It’s no joking matter in Kenya’s Tana River Basin
The authors of a new study about climate change impacts in Kenya have both good news and bad for the country’s vital Tana River Basin. First, the good news: Mean annual rainfall may increase by up to 43% in the course of the 21st century, though with clear differences between rainfall in the upper, middle and lower parts of the basin. And now the bad: Extreme climate events, especially flooding, will also increase. The combined effect of this news will be to make water management in the basin a lot trickier during the decades to come.
New findings on the hydrological impacts of climate change in Kenya’s Tana River Basin are being released at the Global Landscapes Forum (GLF) 2017, held in Bonn, Germany, on December 19-20. Efforts to improve water and land management in the Tana Basin are in the spotlight during a GLF session hosted by the CGIAR Research Program on Water, Land and Ecosystems (WLE), along with the International Water Management Institute (IWMI) and International Center for Tropical Agriculture (CIAT).
How Kenya responds to this challenge will make an enormous difference to people and the environment. Consumers in the capital city, Nairobi, get 80% of their water from the Tana Basin. It also delivers 70% of the country’s hydroelectric power and 35% of its total electricity supply. The basin is home to 18% of the country’s population, and its agriculture provides food and jobs for close to seven million people.
Nature-based solutions
The new results come from a project called WISE-UP to Climate (Water Infrastructure Solutions from Ecosystem Services Underpinning Climate Resilient Policies and Progammes), which is led by the International Union for Conservation of Nature (IUCN). With support from the German government, the project brings together a half dozen national and international partners. Among them is the International Water Management Institute (IWMI), which published the results in a report titled Understanding the Hydrological Impacts of Climate Change in the Tana River Basin, Kenya (IWMI Working Paper 178).
Working in both the Tana Basin and West Africa’s Volta River Basin, project researchers aim to demonstrate how “nature-based” solutions can contribute to climate change adaptation and sustainable development. These draw on “portfolios” of both built and natural infrastructure, with the former consisting of dams, levees and so forth, and the latter encompassing wetlands, floodplains and watersheds.
Ecosystems in the balance
With another annual UN climate change conference just come and gone, the study results provide a helpful reminder that water is the primary medium by which economies, societies and landscapes will experience the impacts of climate change.
How those impacts play out depends a lot on what happens to ecosystem services. These are the multiple benefits that ecosystems provide, including the delivery of water for agriculture as well as domestic and industrial use. The fate of ecosystem services hangs in the balance, depending greatly on how both natural and built infrastructure interact and are managed under future climate conditions.
The new study focused specifically on ecosystem services that shape the ability of built infrastructure to deliver its intended benefits. These services typically correspond to key hydrological features of a river basin. “Water flow” and “groundwater recharge,” for example, represent the total quantity of water available, while “flow regulation” suggests when river water is available. There are already five major dams in the basin, with several more planned. So, knowing in clear technical terms how climate change might affect the hydrology of the basin and, hence, the performance of these costly investments is extremely important for water managers and policy makers.

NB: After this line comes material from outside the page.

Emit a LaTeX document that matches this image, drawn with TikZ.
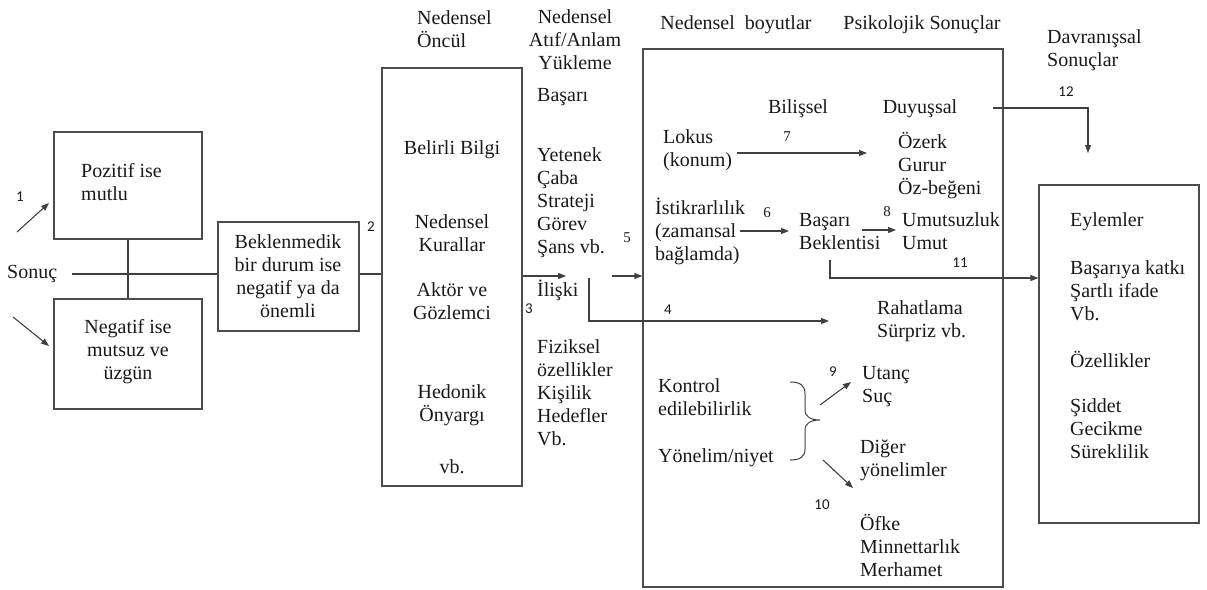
\documentclass[tikz,border=0pt]{standalone}
\usepackage{fontspec}
\setmainfont{Liberation Serif}
\newfontfamily\numfont{Carlito}
\usetikzlibrary{arrows.meta}
\begin{document}
\begin{tikzpicture}[x=1pt,y=-1pt,
  every node/.style={inner sep=0pt, text=black!90},
  txt/.style={font=\fontsize{20}{23}\selectfont},
  ltxt/.style={txt, align=left, anchor=west},
  ctxt/.style={txt, align=center},
  num/.style={font=\numfont\fontsize{15}{18}\selectfont},
  snum/.style={font=\fontsize{15}{18}\selectfont},
  box/.style={draw=black!70, line width=1.1pt},
  link/.style={draw=black!75, line width=1.1pt},
  arr/.style={link, -{Triangle[length=8pt,width=6pt]}}
]
\useasboundingbox (0,0) rectangle (1207,589);

% ---- boxes ----
\node[box, minimum width=148, minimum height=107] (poz) at (128,185.5) {};
\node[box, minimum width=148, minimum height=110] (neg) at (128,354) {};
\node[box, minimum width=141, minimum height=109] (bek) at (288.5,276.5) {};
\node[box, minimum width=140, minimum height=418] (oncul) at (452,277) {};
\node[box, minimum width=360, minimum height=538] (big) at (823,318) {};
\node[box, minimum width=160, minimum height=338] (res) at (1119,354) {};

% ---- left part ----
\node[txt, anchor=west] (sonuc) at (7,274) {Sonuç};
\node[ltxt] (pozt) at (81,182.5) {Pozitif ise\\mutlu};
\node[ctxt] (negt) at (128,352) {Negatif ise\\mutsuz ve\\üzgün};
\node[ctxt] (bekt) at (288,276.5) {Beklenmedik\\bir durum ise\\negatif ya da\\önemli};
\node[num] (n1) at (20,197) {1};
\node[num] (n2) at (371,227) {2};

\coordinate (a1s) at (17,232);  \coordinate (a1e) at (49,203);
\coordinate (a2s) at (13,317);  \coordinate (a2e) at (49,346);
\draw[arr] (a1s) -- (a1e);
\draw[arr] (a2s) -- (a2e);
\draw[link] (poz.south) -- (neg.north);
\draw[link] ([xshift=15pt]sonuc.east) -- (sonuc.east -| bek.west);
\draw[link] (bek.east |- sonuc) -- (oncul.west |- sonuc);

% ---- causal antecedents ----
\node[ltxt] (hon) at (417,29) {Nedensel\\Öncül};
\node[ctxt] at (452,150) {Belirli Bilgi};
\node[ctxt] at (452,233.5) {Nedensel\\Kurallar};
\node[ctxt] at (452,301.5) {Aktör ve\\Gözlemci};
\node[ctxt] at (452,405) {Hedonik\\Önyargı};
\node[ctxt] at (452,467) {vb.};

% ---- attributions ----
\node[ctxt] (hatif) at (575,40) {Nedensel\\Atıf/Anlam\\Yükleme};
\node[ltxt] (basari) at (537,97) {Başarı};
\node[ltxt] (yetenek) at (537,203) {Yetenek\\Çaba\\Strateji\\Görev\\Şans vb.};
\node[ltxt] (iliski) at (537,290) {İlişki};
\node[ltxt] (fiz) at (537,393) {Fiziksel\\özellikler\\Kişilik\\Hedefler\\Vb.};
\node[num] (n3) at (529,309) {3};
\node[snum] (n5) at (627,238) {5};

\coordinate (a3e) at (566,276);
\coordinate (a5s) at (612,276);
\coordinate (l4a) at (589,278);
\coordinate (l4b) at (589,321);
\coordinate (a4e) at (829,321);
\draw[arr] (oncul.east |- a3e) -- (a3e);
\draw[arr] (a5s) -- (big.west |- a5s);
\draw[arr] (l4a) -- (l4b) -- (a4e);
\node[num] (n4) at (668,310) {4};

% ---- causal dimensions / psychological consequences ----
\node[txt] (hboy) at (736,25) {Nedensel\ \ boyutlar};
\node[txt] (hpsi) at (922,25) {Psikolojik Sonuçlar};
\node[txt] (bilis) at (798,109) {Bilişsel};
\node[txt] (duyus) at (920,109) {Duyuşsal};

\node[ltxt] (lokus) at (663,150) {Lokus\\(konum)};
\node[ltxt] (ozerk) at (898,166) {Özerk\\Gurur\\Öz-beğeni};
\node[ltxt] (istik) at (655,231) {İstikrarlılık\\(zamansal\\bağlamda)};
\node[ltxt] (bbek) at (799,231.5) {Başarı\\Beklentisi};
\node[ltxt] (umut) at (902,231.5) {Umutsuzluk\\Umut};
\node[ltxt] (rahat) at (877,321) {Rahatlama\\Sürpriz vb.};
\node[ltxt] (kontrol) at (658,397) {Kontrol\\edilebilirlik};
\node[ltxt] (utanc) at (862,386.5) {Utanç\\Suç};
\node[ltxt] (yonel) at (658,458) {Yönelim/niyet};
\node[ltxt] (diger) at (860,460.5) {Diğer\\yönelimler};
\node[ltxt] (ofke) at (860,545) {Öfke\\Minnettarlık\\Merhamet};

\node[snum] (n7) at (787,137) {7};
\node[snum] (n6) at (767,213) {6};
\node[snum] (n8) at (887,212) {8};
\node[num] (n11) at (960,263) {11};
\node[num] (n9) at (833,372) {9};
\node[num] (n10) at (822,505) {10};

\coordinate (a7s) at (737,153);  \coordinate (a7e) at (867,153);
\coordinate (a6s) at (740,231);  \coordinate (a6e) at (789,231);
\coordinate (a8s) at (862,230);  \coordinate (a8e) at (896,230);
\coordinate (a9s) at (820,405);  \coordinate (a9e) at (851,382);
\coordinate (a10s) at (823,460); \coordinate (a10e) at (853,488);
\coordinate (l11a) at (830,260); \coordinate (l11b) at (830,278);
\draw[arr] (a7s) -- (a7e);
\draw[arr] (a6s) -- (a6e);
\draw[arr] (a8s) -- (a8e);
\draw[arr] (a9s) -- (a9e);
\draw[arr] (a10s) -- (a10e);
\draw[arr] (l11a) -- (l11b) -- (res.west |- l11b);

% brace grouping controllability and intentionality
\draw[link, line width=1pt]
  (790,382) .. controls (800,382) and (805,385) .. (805,394)
  -- (805,410) .. controls (805,417) and (811,420) .. (820,420)
  .. controls (811,420) and (805,423) .. (805,430)
  -- (805,449) .. controls (805,457) and (800,460) .. (790,460);

% ---- behavioural consequences ----
\node[ltxt] (hdav) at (1047,50) {Davranışsal\\Sonuçlar};
\node[num] (n12) at (1066,92) {12};
\coordinate (l12a) at (993,108);
\coordinate (l12b) at (1088,108);
\coordinate (a12e) at (1088,153);
\draw[arr] (l12a) -- (l12b) -- (a12e);

\node[ltxt] (eyl) at (1070,222) {Eylemler};
\node[ltxt] (katki) at (1070,290.5) {Başarıya katkı\\Şartlı ifade\\Vb.};
\node[ltxt] (ozel) at (1070,359) {Özellikler};
\node[ltxt] (siddet) at (1070,428.5) {Şiddet\\Gecikme\\Süreklilik};
\end{tikzpicture}
\end{document}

For this study, researchers used a hydrological model, called the Soil and Water Assessment Tool (SWAT) to simulate the ecosystem services for three future periods. Climate change input came from an ensemble of six models, making it possible to compare a range of greenhouse gas emission scenarios. The researchers then evaluated climate change impacts by comparing these scenarios with the basin’s current situation.
Taking the bad with the good
It helps when scientists agree on things, and in this case, the new results match the findings of previous studies. All point to the same conclusion – a likely reversal of the recent historic trend of declining rainfall. Increasing rainfall in the Tana Basin throughout the 21st century will translate into new opportunities for deriving benefits from built infrastructure – that is, more hydropower, water supplies and irrigation capacity.

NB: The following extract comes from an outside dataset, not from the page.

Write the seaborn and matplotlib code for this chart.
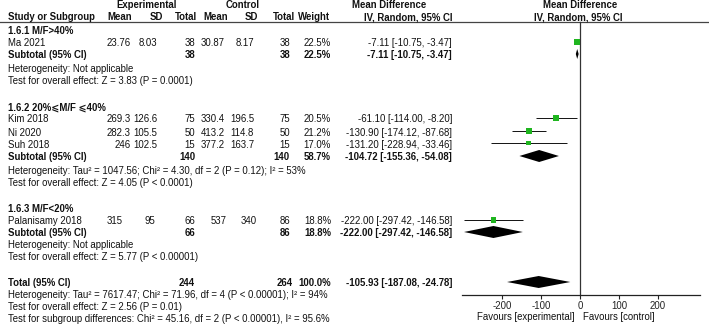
import matplotlib
matplotlib.use("Agg")
import matplotlib.pyplot as plt
import seaborn as sns
import pandas as pd

# ---- data ----
studies = ["Ma 2021", "Kim 2018", "Ni 2020", "Suh 2018", "Palanisamy 2018"]
groups = ["1.6.1 M/F>40%", "1.6.2 20%\u2a7dM/F \u2a7d40%", "1.6.3 M/F<20%"]
exp_mean = [23.76, 269.3, 282.3, 246, 315]
exp_sd = [8.03, 126.6, 105.5, 102.5, 95]
exp_n = [38, 75, 50, 15, 66]
ctl_mean = [30.87, 330.4, 413.2, 377.2, 537]
ctl_sd = [8.17, 196.5, 114.8, 163.7, 340]
ctl_n = [38, 75, 50, 15, 86]
weight = [22.5, 20.5, 21.2, 17.0, 18.8]
md = [-7.11, -61.10, -130.90, -131.20, -222.00]
md_lo = [-10.75, -114.00, -174.12, -228.94, -297.42]
md_hi = [-3.47, -8.20, -87.68, -33.46, -146.58]

sub_exp_n = [38, 140, 66]
sub_ctl_n = [38, 140, 86]
sub_weight = [22.5, 58.7, 18.8]
sub_md = [-7.11, -104.72, -222.00]
sub_lo = [-10.75, -155.36, -297.42]
sub_hi = [-3.47, -54.08, -146.58]
sub_het = ["Heterogeneity: Not applicable",
           "Heterogeneity: Tau\u00b2 = 1047.56; Chi\u00b2 = 4.30, df = 2 (P = 0.12); I\u00b2 = 53%",
           "Heterogeneity: Not applicable"]
sub_test = ["Test for overall effect: Z = 3.83 (P = 0.0001)",
            "Test for overall effect: Z = 4.05 (P < 0.0001)",
            "Test for overall effect: Z = 5.77 (P < 0.00001)"]

total_n = [244, 264]
total_md, total_lo, total_hi = -105.93, -187.08, -24.78
total_notes = ["Heterogeneity: Tau\u00b2 = 7617.47; Chi\u00b2 = 71.96, df = 4 (P < 0.00001); I\u00b2 = 94%",
               "Test for overall effect: Z = 2.56 (P = 0.01)",
               "Test for subgroup differences: Chi\u00b2 = 45.16, df = 2 (P < 0.00001), I\u00b2 = 95.6%"]
ticks = [-200, -100, 0, 100, 200]

# ---- layout (pixels) ----
W, H = 709, 328
fs = 6.9
fam = ["Liberation Sans", "DejaVu Sans"]
green = "#1fb51f"
group_y = [30, 107, 209]
study_y = [43, 119, 132, 144, 221]
sub_y = [55, 157, 233]
het_y = [68, 170, 245]
test_y = [81, 183, 257]
total_y = [283, 295, 307, 319]
cols = [131, 157, 195, 225, 254, 290, 331, 452]
pal_cols = [123, 155, 195, 227, 257, 290, 331, 452]
zero_px, px_per_unit, ax_l, ax_r = 580, 0.39, 462, 700

plt.rcParams["axes.unicode_minus"] = False
fig = plt.figure(figsize=(W / 100, H / 100), dpi=100)
ax = fig.add_axes([0, 0, 1, 1])
ax.set_xlim(0, W)
ax.set_ylim(H, 0)
ax.axis("off")


def txt(x, y, s, ha="left", bold=False):
    ax.text(x, y + 0.5, s, ha=ha, va="center", fontsize=fs, family=fam,
            fontweight="bold" if bold else "normal", color="#111111")


# headers
txt(147, 5, "Experimental", "center", True)
txt(243, 5, "Control", "center", True)
txt(389, 5, "Mean Difference", "center", True)
txt(580, 5, "Mean Difference", "center", True)
txt(8, 17, "Study or Subgroup", bold=True)
for x, s in zip([132, 163, 197, 228, 258, 295, 330],
                ["Mean", "SD", "Total", "Mean", "SD", "Total", "Weight"]):
    txt(x, 17, s, "right", True)
txt(452, 17, "IV, Random, 95% CI", "right", True)
txt(578, 17, "IV, Random, 95% CI", "center", True)
ax.plot([0, W], [22, 22], color="#444444", lw=0.9)

# study rows
for i, name in enumerate(studies):
    y = study_y[i]
    c = pal_cols if name == "Palanisamy 2018" else cols
    txt(8, y, name)
    vals = [exp_mean[i], exp_sd[i], exp_n[i], ctl_mean[i], ctl_sd[i], ctl_n[i],
            f"{weight[i]:.1f}%", f"{md[i]:.2f} [{md_lo[i]:.2f}, {md_hi[i]:.2f}]"]
    for x, v in zip(c, vals):
        txt(x, y, str(v), "right")

for g in range(3):
    txt(8, group_y[g], groups[g], bold=True)
    y = sub_y[g]
    txt(8, y, "Subtotal (95% CI)", bold=True)
    txt(cols[2], y, str(sub_exp_n[g]), "right", True)
    txt(cols[5], y, str(sub_ctl_n[g]), "right", True)
    txt(cols[6], y, f"{sub_weight[g]:.1f}%", "right", True)
    txt(cols[7], y, f"{sub_md[g]:.2f} [{sub_lo[g]:.2f}, {sub_hi[g]:.2f}]", "right", True)
    txt(8, het_y[g], sub_het[g])
    txt(8, test_y[g], sub_test[g])

txt(8, total_y[0], "Total (95% CI)", bold=True)
txt(cols[2], total_y[0], str(total_n[0]), "right", True)
txt(cols[5] + 3, total_y[0], str(total_n[1]), "right", True)
txt(cols[6], total_y[0], "100.0%", "right", True)
txt(cols[7], total_y[0], f"{total_md:.2f} [{total_lo:.2f}, {total_hi:.2f}]", "right", True)
for y, s in zip(total_y[1:], total_notes):
    txt(8, y, s)

# ---- forest panel ----
fx = fig.add_axes([ax_l / W, 0, (ax_r - ax_l) / W, 1])
fx.set_xlim((ax_l - zero_px) / px_per_unit, (ax_r - zero_px) / px_per_unit)
fx.set_ylim(H, 0)
fx.patch.set_alpha(0)
for s in ["left", "right", "top"]:
    fx.spines[s].set_visible(False)
fx.spines["bottom"].set_position(("data", 295))
fx.spines["bottom"].set_color("#222222")
fx.spines["bottom"].set_linewidth(0.9)
fx.set_yticks([])
fx.set_xticks(ticks)
fx.set_xticklabels([str(t) for t in ticks], fontsize=fs, family=fam)
fx.tick_params(axis="x", direction="out", length=3, width=0.8, pad=1, colors="#222222")

fx.plot([0, 0], [22, 295], color="#333333", lw=0.9)

df = pd.DataFrame({"md": md, "y": [y - 1 for y in study_y], "w": weight,
                   "lo": md_lo, "hi": md_hi})
fx.hlines(df["y"], df["lo"], df["hi"], color="#111111", lw=0.7)
sns.scatterplot(data=df, x="md", y="y", size="w", sizes=(12, 22), marker="s",
                color=green, linewidth=0, legend=False, ax=fx, zorder=3)


def diamond(est, lo, hi, y, h=6):
    fx.fill([lo, est, hi, est], [y, y - h, y, y + h], color="black", lw=0)


for g in range(3):
    diamond(sub_md[g], sub_lo[g], sub_hi[g], sub_y[g] - 1, 5 if g == 0 else 6)
diamond(total_md, total_lo, total_hi, total_y[0] - 1)
fx.set_xlabel("")
fx.set_ylabel("")

txt(575, 316, "Favours [experimental]", "right")
txt(583, 316, "Favours [control]")

fig.savefig("out.png", dpi=100)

The downside is that more water also means more risks, which could undermine new development opportunities. A major source of those risks is increased rainfall variability, which will result in bigger and more frequent floods.
What can the government do to ensure that the extra benefits from increased water supplies aren’t literally washed away? Built infrastructure by itself will not be enough. Kenyan experts in water policy and practice must gain a better understanding of the role that natural infrastructure plays in the basin and acquire the new skills needed to optimize the benefits, while ensuring sustainable and equitable management of water and land.
Climate change will complicate matters by introducing greater complexity and uncertainty. The government’s challenge is to strike a balance, promoting adaptation simultaneously with development and learning to minimize the bad, while optimizing the good.